Monday, February 21, 2011

Bad Influences from Good Sources

As writers, we all own up (or should) to the things that influence us in a positive way. For example, I acknowledge the debt I owe to Robert B. Parker for my understanding of how to make a first-person narrative entertaining. But what about negative influences? What about the things that we tried to incorporate into our own writing that turned out to be huge, big mistakes?

I have two examples from my own career. One is Joe R. Lansdale's Drive In novels, particularly The Drive-In 2: Not Just One of Them Sequels. I read this one in the late 80s, when I was trying to develop my own voice and style, and it completely threw me off course for what turned out to be several years. It wasn't just that I liked the style, which I did up to a point; it was that it was so different from my own work, I took it as a sign that I was doing everything wrong. Clearly sincerity and forthrightness weren't what people wanted; they wanted irony and robust humor (I was half right, as the subsequent rise of uber-ironic Joss Whedon proved). What I missed was the meta-level of Lansdale's work, which was far more important than either the irony or the farting tyrannosaurs. So I spent years--no kidding, years--trying to work in a style for which I was entirely unsuited, and which I completely misunderstood. It was probably 1994 before I regrouped, found my own voice and began producing things that, whatever their overall merit, at least sounded like me.

The second example is the Martin Scorsese film The Color of Money, with a screenplay by novelist Richard Price. At the climax, veteran pool shark Fast Eddie Felson (Paul Newman) finds himself about to shoot a game against his own protege, Vincent Lauria (Tom Cruise). The whole film seems to have come down to this game, and the audience is breathless to see who will win. That is, until this exchange of dialogue:

Vincent: Eddie, what are you gonna do when I kick your ass?
Eddie: Pick myself up and let you kick me again.
Vincent: Oh, yeah?
Eddie: Yeah. Just don't put the money in the bank, kid, 'cause if I don't whip you now, I'm gonna whip you next month in Dallas...And if not then, then the month after that in New Orleans.
Vincent: Oh, yeah? What makes you so sure?
Eddie: Hey--I'm back! (shoots the break, screen fades to black)

This final minute of film completely realigns the story we've just watched. What seemed to be a standard, if well-done sports drama about the fall of the old and rise of the new becomes, in that moment, a story of the reclaimed self-awareness of Fast Eddie Felson. It's significant that we never even see the results of the break Eddie shoots, because in that moment the game of nine-ball, the whole impetus of the story thus far, becomes immaterial. Much like the first Rocky, it no longer matters who wins the game, because that's never been the real story. Only unlike Rocky, Scorsese and Price manage to hide that from us until literally the last minute.

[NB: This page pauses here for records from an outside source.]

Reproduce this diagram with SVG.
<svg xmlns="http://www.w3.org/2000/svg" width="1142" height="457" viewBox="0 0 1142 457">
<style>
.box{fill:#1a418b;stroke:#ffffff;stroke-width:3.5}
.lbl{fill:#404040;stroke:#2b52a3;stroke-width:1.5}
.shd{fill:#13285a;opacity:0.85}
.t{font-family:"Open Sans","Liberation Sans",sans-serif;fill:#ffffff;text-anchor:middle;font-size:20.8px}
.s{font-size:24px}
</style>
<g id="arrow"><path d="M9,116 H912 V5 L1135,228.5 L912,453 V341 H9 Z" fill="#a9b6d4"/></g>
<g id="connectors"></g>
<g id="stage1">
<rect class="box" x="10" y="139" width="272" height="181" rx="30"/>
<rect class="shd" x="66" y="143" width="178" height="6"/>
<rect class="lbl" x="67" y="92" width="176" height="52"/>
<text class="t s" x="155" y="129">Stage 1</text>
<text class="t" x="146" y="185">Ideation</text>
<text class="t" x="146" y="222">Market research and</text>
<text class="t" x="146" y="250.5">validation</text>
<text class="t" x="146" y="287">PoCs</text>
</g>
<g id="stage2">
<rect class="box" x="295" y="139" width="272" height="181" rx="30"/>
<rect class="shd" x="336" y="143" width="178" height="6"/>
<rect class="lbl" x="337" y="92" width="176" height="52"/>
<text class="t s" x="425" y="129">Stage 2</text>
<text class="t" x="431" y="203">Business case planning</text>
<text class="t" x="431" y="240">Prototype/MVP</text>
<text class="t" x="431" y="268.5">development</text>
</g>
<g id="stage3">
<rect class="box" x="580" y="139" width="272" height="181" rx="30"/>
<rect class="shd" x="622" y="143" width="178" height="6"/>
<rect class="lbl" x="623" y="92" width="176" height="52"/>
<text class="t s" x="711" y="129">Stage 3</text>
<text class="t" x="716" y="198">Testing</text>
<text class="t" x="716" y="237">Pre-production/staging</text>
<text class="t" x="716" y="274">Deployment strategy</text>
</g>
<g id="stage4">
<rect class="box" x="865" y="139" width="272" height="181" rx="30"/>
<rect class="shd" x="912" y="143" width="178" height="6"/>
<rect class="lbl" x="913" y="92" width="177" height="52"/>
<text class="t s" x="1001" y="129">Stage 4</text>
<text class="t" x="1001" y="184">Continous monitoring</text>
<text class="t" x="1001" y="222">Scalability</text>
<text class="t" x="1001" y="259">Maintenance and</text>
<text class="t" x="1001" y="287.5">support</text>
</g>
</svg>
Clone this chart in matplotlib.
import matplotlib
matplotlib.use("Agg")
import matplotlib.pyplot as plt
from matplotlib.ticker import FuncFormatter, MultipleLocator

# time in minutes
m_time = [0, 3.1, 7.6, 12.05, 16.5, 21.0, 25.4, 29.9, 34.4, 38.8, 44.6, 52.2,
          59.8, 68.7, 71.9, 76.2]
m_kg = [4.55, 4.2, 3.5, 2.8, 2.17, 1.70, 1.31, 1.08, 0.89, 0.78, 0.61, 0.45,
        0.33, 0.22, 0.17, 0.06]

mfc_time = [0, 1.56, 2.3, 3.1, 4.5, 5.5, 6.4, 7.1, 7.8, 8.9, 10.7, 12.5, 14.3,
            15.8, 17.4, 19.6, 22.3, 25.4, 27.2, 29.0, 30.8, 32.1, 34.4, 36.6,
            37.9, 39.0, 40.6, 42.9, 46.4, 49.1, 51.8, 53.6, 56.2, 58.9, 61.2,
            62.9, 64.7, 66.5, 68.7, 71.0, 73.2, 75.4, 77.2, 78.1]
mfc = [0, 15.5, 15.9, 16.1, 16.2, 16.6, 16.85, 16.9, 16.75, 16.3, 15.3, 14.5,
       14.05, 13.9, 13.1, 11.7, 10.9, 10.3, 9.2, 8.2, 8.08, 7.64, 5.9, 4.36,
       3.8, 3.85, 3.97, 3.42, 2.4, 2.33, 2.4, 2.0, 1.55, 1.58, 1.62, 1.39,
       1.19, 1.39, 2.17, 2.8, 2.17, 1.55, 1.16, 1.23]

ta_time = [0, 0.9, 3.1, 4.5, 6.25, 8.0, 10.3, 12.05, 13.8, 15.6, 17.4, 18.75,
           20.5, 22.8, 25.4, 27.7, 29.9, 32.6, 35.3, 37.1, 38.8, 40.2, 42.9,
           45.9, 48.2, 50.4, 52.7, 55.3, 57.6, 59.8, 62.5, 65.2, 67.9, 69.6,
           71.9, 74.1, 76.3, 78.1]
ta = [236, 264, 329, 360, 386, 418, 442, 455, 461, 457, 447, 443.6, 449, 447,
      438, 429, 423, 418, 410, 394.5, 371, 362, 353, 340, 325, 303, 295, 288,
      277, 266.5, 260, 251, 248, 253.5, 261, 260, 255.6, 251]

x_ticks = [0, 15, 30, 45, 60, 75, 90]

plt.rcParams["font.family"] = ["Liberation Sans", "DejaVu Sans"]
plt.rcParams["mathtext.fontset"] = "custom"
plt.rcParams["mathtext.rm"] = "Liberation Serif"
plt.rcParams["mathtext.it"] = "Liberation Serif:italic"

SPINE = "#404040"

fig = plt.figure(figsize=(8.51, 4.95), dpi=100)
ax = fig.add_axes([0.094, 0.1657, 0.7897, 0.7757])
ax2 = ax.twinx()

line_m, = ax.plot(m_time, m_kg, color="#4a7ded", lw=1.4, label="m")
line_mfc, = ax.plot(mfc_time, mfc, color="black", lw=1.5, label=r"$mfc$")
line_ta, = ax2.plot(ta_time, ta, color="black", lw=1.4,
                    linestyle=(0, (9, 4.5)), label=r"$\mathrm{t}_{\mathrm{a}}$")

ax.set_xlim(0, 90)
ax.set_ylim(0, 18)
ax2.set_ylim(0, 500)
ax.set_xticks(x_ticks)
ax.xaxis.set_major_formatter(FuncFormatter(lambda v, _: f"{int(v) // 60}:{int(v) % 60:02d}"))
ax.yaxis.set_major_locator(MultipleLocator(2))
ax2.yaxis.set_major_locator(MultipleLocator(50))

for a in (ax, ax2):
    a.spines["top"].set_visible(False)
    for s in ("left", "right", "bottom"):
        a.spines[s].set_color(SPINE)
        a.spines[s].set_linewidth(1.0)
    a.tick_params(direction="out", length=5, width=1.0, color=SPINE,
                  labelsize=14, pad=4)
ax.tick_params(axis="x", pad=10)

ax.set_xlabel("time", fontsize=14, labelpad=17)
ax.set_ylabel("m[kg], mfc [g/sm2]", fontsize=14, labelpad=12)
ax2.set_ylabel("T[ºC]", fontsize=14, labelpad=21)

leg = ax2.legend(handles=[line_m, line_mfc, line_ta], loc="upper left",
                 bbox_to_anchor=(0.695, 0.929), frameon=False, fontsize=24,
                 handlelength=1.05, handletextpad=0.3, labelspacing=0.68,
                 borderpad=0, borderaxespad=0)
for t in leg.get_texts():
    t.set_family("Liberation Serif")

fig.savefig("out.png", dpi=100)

I saw this as a challenge. I resolved to make every story I wrote hinge on this sort of twist, which is a whole lot trickier than it first appears. I think I only succeeded once, in a so-far-unpublished short story about jaguar hunters in South America. My other stories from this period left readers with a sense of "Huh? What?" Luckily I came to realize that the film's ending worked so well because it was unexpected, unusual, and rare. The moment people start expecting a twist at the end, whatever you come up with lost its potency (this was also later proved true by the flame-out of twist-meister M. Night Shyamalan). So I went back to writing stories that ended appropriately for themselves, which often meant just as the reader expects. That's not always a bad thing.

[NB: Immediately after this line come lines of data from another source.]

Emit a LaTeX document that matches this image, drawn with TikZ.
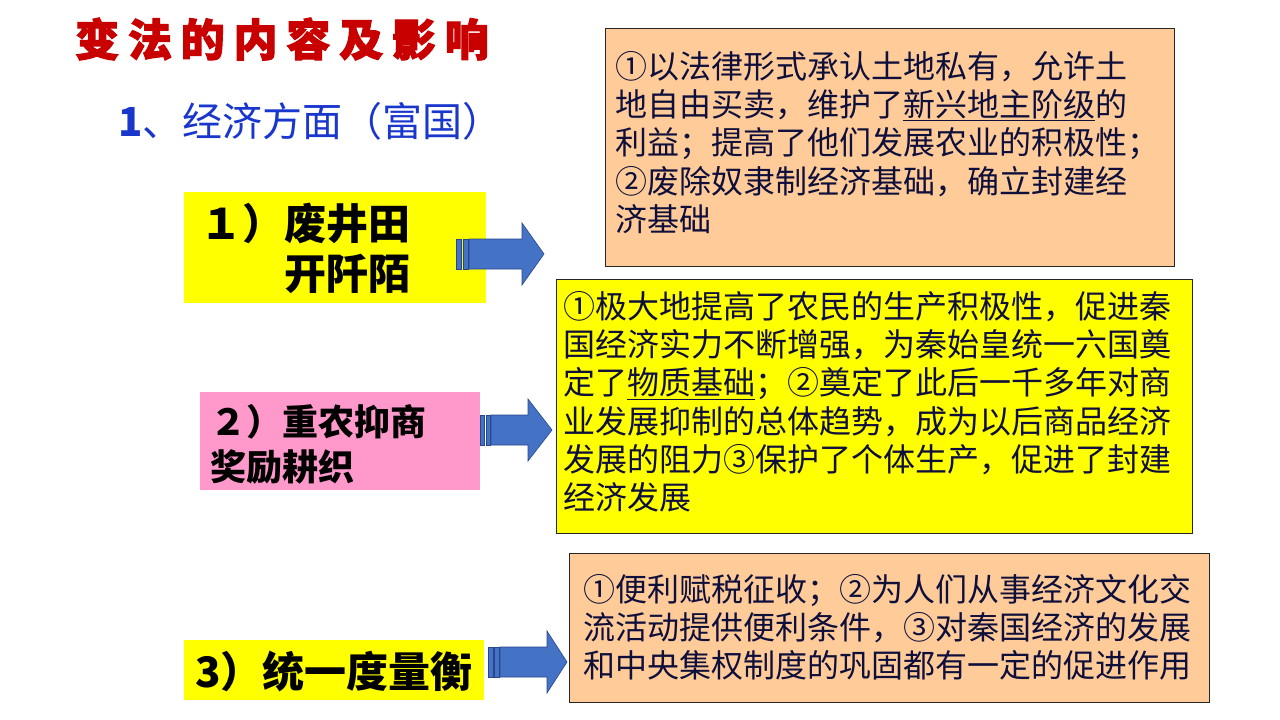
\documentclass[tikz,border=0pt]{standalone}
\usepackage{fontspec}
\setmainfont{Noto Sans CJK SC}
\newfontfamily\cjk{Noto Sans CJK SC}
\newfontfamily\cjkheavy[FakeBold=2.5]{Noto Sans CJK SC}
\definecolor{titlered}{RGB}{200,0,0}
\definecolor{headblue}{RGB}{25,55,205}
\definecolor{boxyellow}{RGB}{255,255,0}
\definecolor{boxpink}{RGB}{255,153,204}
\definecolor{boxorange}{RGB}{255,204,153}
\definecolor{arrfill}{RGB}{68,114,196}
\definecolor{arrline}{RGB}{40,70,140}
\definecolor{bodytext}{RGB}{15,15,60}
\newcommand\blkarrow[5]{%
  \draw[arrshape] (#1,#5-15) rectangle (#1+0.4*#2-0.4*#1,#5+15);
  \draw[arrshape] (#1+0.55*#2-0.55*#1,#5-15) rectangle (#1+0.92*#2-0.92*#1,#5+15);
  \draw[arrshape] (#2,#5-15) -- (#3,#5-15) -- (#3,#5-31) -- (#4,#5) -- (#3,#5+31) -- (#3,#5+15) -- (#2,#5+15) -- cycle;
}
\begin{document}
\begin{tikzpicture}[x=1pt,y=-1pt,
  leftbox/.style={inner sep=0pt, anchor=north west},
  rightbox/.style={draw=black!85, line width=0.8pt, inner sep=0pt, anchor=north west},
  lefttext/.style={inner sep=0pt, anchor=north west, align=left, text=black, font=\cjk\bfseries},
  righttext/.style={inner sep=0pt, anchor=north west, align=left, text=bodytext, font=\cjk\fontsize{32}{38.3}\selectfont},
  arrshape/.style={fill=arrfill, draw=arrline, line width=0.6pt, line join=miter}
]
\useasboundingbox (0,0) rectangle (1280,720);
\fill[white] (0,0) rectangle (1280,720);

% title
\node[inner sep=0pt, anchor=west, text=titlered, font=\cjkheavy\bfseries\fontsize{44}{46}\selectfont\addfontfeature{LetterSpace=20}] (title) at (75,39) {变法的内容及影响};
\node[inner sep=0pt, anchor=west, text=headblue, font=\cjk\fontsize{40}{42}\selectfont] (head) at (118,121) {\textbf{1}、经济方面（富国）};

% left boxes
\node[leftbox, fill=boxyellow, minimum width=302pt, minimum height=111pt] (l1) at (184,192) {};
\node[leftbox, fill=boxpink, minimum width=280pt, minimum height=98pt] (l2) at (200,392) {};
\node[leftbox, fill=boxyellow, minimum width=300pt, minimum height=60pt] (l3) at (184,640) {};

\node[lefttext, font=\cjk\bfseries\fontsize{42}{50}\selectfont] (t1) at (200,203) {１）废井田\\\phantom{１）}开阡陌};
\node[lefttext, font=\cjk\bfseries\fontsize{36}{45}\selectfont] (t2) at (210,404) {２）重农抑商\\奖励耕织};
\node[lefttext, font=\cjk\bfseries\fontsize{42}{50}\selectfont] (t3) at (195,651) {3）统一度量衡};

% right boxes
\node[rightbox, fill=boxorange, minimum width=569pt, minimum height=238pt] (r1) at (605,28) {};
\node[rightbox, fill=boxyellow, minimum width=636pt, minimum height=254pt] (r2) at (556,279) {};
\node[rightbox, fill=boxorange, minimum width=640pt, minimum height=149pt] (r3) at (569,553) {};

\node[righttext] (rt1) at (615,51) {①以法律形式承认土地私有，允许土\\地自由买卖，维护了\underline{新兴地主阶级}的\\利益；提高了他们发展农业的积极性；\\②废除奴隶制经济基础，确立封建经\\济基础};
\node[righttext] (rt2) at (563,291) {①极大地提高了农民的生产积极性，促进秦\\国经济实力不断增强，为秦始皇统一六国奠\\定了\underline{物质基础}；②奠定了此后一千多年对商\\业发展抑制的总体趋势，成为以后商品经济\\发展的阻力③保护了个体生产，促进了封建\\经济发展};
\node[righttext] (rt3) at (583,574) {①便利赋税征收；②为人们从事经济文化交\\流活动提供便利条件，③对秦国经济的发展\\和中央集权制度的巩固都有一定的促进作用};

% block arrows
\blkarrow{456}{469}{522}{544}{254}
\blkarrow{480}{491}{528}{552}{430}
\blkarrow{488}{500}{547}{567}{662}
\end{tikzpicture}
\end{document}
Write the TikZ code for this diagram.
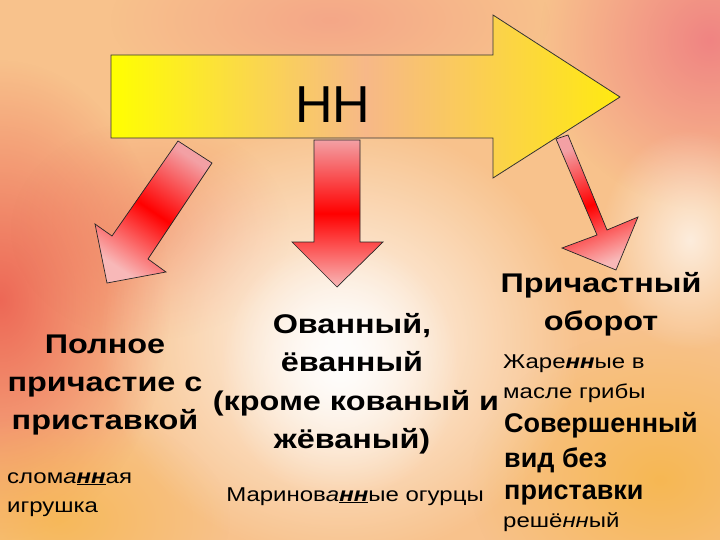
\documentclass[tikz,border=0pt]{standalone}
\usepackage{fontspec}
\setmainfont{Liberation Sans}[FakeStretch=1.2]
\newfontfamily\plainfont{Liberation Sans}
\usetikzlibrary{fadings}
\tikzfading[name=blob, inner color=transparent!0, outer color=transparent!100]
\definecolor{bgbase}{HTML}{F8C28C}
\definecolor{bgred}{HTML}{EC5E50}
\definecolor{bgpink}{HTML}{EE7480}
\definecolor{bgyel}{HTML}{F6B545}
\definecolor{ylA}{HTML}{FFFF00}
\definecolor{ylB}{HTML}{F7B888}
\definecolor{ylC}{HTML}{FFEA10}
\definecolor{rdA}{HTML}{F3A0A4}
\definecolor{rdB}{HTML}{F8B8B8}
\begin{document}
\begin{tikzpicture}[x=1pt,y=-1pt,
  blobstyle/.style={path fading=blob},
  yarrow/.style={draw=black!80, line width=0.8pt, left color=ylA, right color=ylC, middle color=ylB},
  rarrow/.style={draw=black!85, line width=0.7pt, top color=rdA, bottom color=rdB, middle color=red},
  hd/.style={font=\bfseries\fontsize{27}{30}\selectfont, inner sep=0pt},
  hdn/.style={font=\plainfont\bfseries\fontsize{27}{30}\selectfont, inner sep=0pt},
  rg/.style={font=\fontsize{20}{24}\selectfont, inner sep=0pt}]
\useasboundingbox (0,0) rectangle (720,540);
% background
\fill[bgbase] (0,0) rectangle (720,540);
\begin{scope}
\clip (0,0) rectangle (720,540);
\fill[bgred, blobstyle, opacity=0.9] (0,300) ellipse (170 and 240);
\fill[bgred, blobstyle, opacity=0.35] (150,230) ellipse (140 and 110);
\fill[bgpink, blobstyle, opacity=0.8] (710,40) ellipse (170 and 170);
\fill[bgyel, blobstyle, opacity=0.8] (660,480) ellipse (190 and 150);
\fill[bgyel, blobstyle, opacity=0.7] (60,520) ellipse (170 and 110);
\fill[bgpink, blobstyle, opacity=0.35] (330,20) ellipse (220 and 90);
\fill[white, blobstyle, opacity=0.7] (690,240) ellipse (90 and 110);
\fill[white, blobstyle, opacity=0.9] (340,340) ellipse (240 and 220);
\fill[white, blobstyle, opacity=0.9] (340,370) ellipse (120 and 130);
\end{scope}
% main arrow
\draw[yarrow] (111,55) -- (493,55) -- (493,15) -- (620,97) -- (493,178) -- (493,138) -- (111,138) -- cycle;
\node[font=\plainfont\fontsize{52}{60}\selectfont, inner sep=0pt, anchor=base] (nn) at (333,123) {НН};
% red arrows
\draw[rarrow, shading angle=-34] (178,141) -- (212,163) -- (148,259) -- (166,272) -- (107,283) -- (95,224) -- (112,236) -- cycle;
\draw[rarrow] (314,140) -- (360,140) -- (360,242) -- (383,242) -- (337,287) -- (292,242) -- (314,242) -- cycle;
\draw[rarrow, shading angle=22] (556,139) -- (568,135) -- (607,230) -- (638,217) -- (616,270) -- (562,248) -- (597,235) -- cycle;
% left column
\node[hd, anchor=base] (l1) at (105,353) {Полное};
\node[hd, anchor=base] (l2) at (105,391) {причастие с};
\node[hd, anchor=base] (l3) at (105,429) {приставкой};
\node[rg, anchor=base west] (l4) at (7,483) {слом\textit{а}\underline{\textbf{\textit{нн}}}ая};
\node[rg, anchor=base west] (l5) at (7,512) {игрушка};
% middle column
\node[hd, anchor=base] (m1) at (352,333) {Ованный,};
\node[hd, anchor=base] (m2) at (352,371) {ёванный};
\node[hd, anchor=base] (m3) at (356,410) {(кроме кованый и};
\node[hd, anchor=base] (m4) at (352,448) {жёваный)};
\node[rg, anchor=base] (m5) at (355,501) {Маринов\textit{а}\underline{\textbf{\textit{нн}}}ые огурцы};
% right column
\node[hd, anchor=base] (r1) at (601,292) {Причастный};
\node[hd, anchor=base] (r2) at (601,330) {оборот};
\node[rg, anchor=base west] (r3) at (503,368) {Жаре\textbf{\textit{нн}}ые в};
\node[rg, anchor=base west] (r4) at (503,398) {масле грибы};
\node[hdn, anchor=base west] (r5) at (504,432) {Совершенный};
\node[hdn, anchor=base west] (r6) at (504,467) {вид без};
\node[hdn, anchor=base west] (r7) at (504,499) {приставки};
\node[rg, anchor=base west] (r8) at (503,527) {решё\textit{нн}ый};
\end{tikzpicture}
\end{document}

So let's hear from some other writers. Who influenced you in what turned out to be a bad way?

3 comments:

Pixie said...

Charlie Huston: he has a very sharp, caustic pulp style to his writing that is really excellent and works incredibly well for his novels (Shotgun Rule, etc.). Everytime I read one of his books I end up trying to emulate the style of both the voice and the plot, and I always fall short.

Unknown said...

As we all know, one can never write any better than he reads. So there's really no such thing as time "wasted" on a "bad" book or author. But to paraphrase or twist a lyric, I was reading when I shoulda been writing! Even though I love Cormac McCarthy's novels (well, the Southern ones), I simply get envious that I can't write like that! So I become discouraged. Yet there are other writers who are more my style -- Carson McCullers, for example. And I get really frustrated trying to decipher Thomas Pynchon. Besides, his stuff puts me into a paranoid/network/sci-fi mode and I try to turn even the simplest of my plots into more plots/sub-plots/scenarios that get all tangled up and broadened into something the story is NOT! [Like I think I've "always" got to have at least one character who is a paranoid schizophrenic.] I still love what the fiction-writing prof, Jesse Hill Ford, advised: DO/WRITE/JUDGE A THING "IN TERMS OF ITSELF."

D.M. SOLIS said...

Wonderful Bill Faulkner, The Sound and the Fury. I'd try to write dialogue like Dilsey's, though I knew I couldn't come close. Then there was the whole time-warpy thing he did, let alone the issue of whose mind he was in, the mental health of the character, or lack thereof, and the age of the character at the time.